Cyriac K. Pullapilly (June 15, 1932 – December 17, 2017) was a Fellow of the Royal Society of Arts, a former priest of the Syro-Malabar Catholic Church and a professor of history at Saint Mary's College, Indiana.
Cyriac Pullapilly was an only child, born in what is now Kerala, India, on June 15, 1932. Raised by his mother, Anna, he was educated at St. Thomas College and St. Joseph's Pontifical Seminary before becoming an ordained priest in the Eastern Rite Syro-Malabar Catholic Church on March 16, 1958. According to some source, the ordination was the culmination of his mother's ambitions for him,[1] although others say that his parents were initially reluctant for him to enter the church. While attending the seminary, he wrote for a missionary publication called Home Field. He also was part of the anti-communist movement in his college and wrote various publications critical of the communist government which controlled the legislature in his state.[2]

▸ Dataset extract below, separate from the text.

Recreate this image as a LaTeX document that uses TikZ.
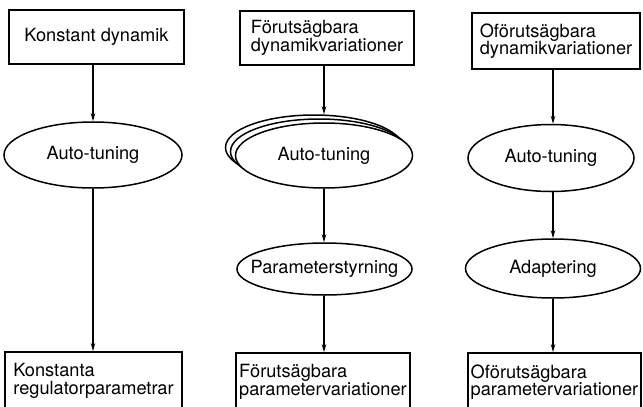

Pullapilly was awarded his PhD from the University of Chicago and both he and his wife emigrated to the United States, raising their children in South Bend, Indiana. The filmmaker Gita Pullapilly is his daughter.[3]
In 1983, he founded the Semester Around the World Program, where University of Notre Dame and Saint Mary's College, Indiana, students travelled the world and studied in India.[1]
Pullapilly had a multi-disciplinary approach to his studies and published works on a broad range of subjects. His research was supported by the Fulbright Foundation and the National Endowment for the Humanities, and in 2006 – the year in which he was admitted to the Royal Society of Arts – he held a visiting academic post at the University of Cambridge. He also established his own publishing company and produced an "inclusive-language" edition of the New Testament.[4] [5]
Based upon his founding of the Semester Around the World program, Pullapilly received the Spes Unica Award from Saint Mary's College for his outstanding service to the College in 2007.[6]
Pullapilly ended his academic career as an emeritus professor of history at Saint Mary's.[7] He died on December 17, 2017.[1]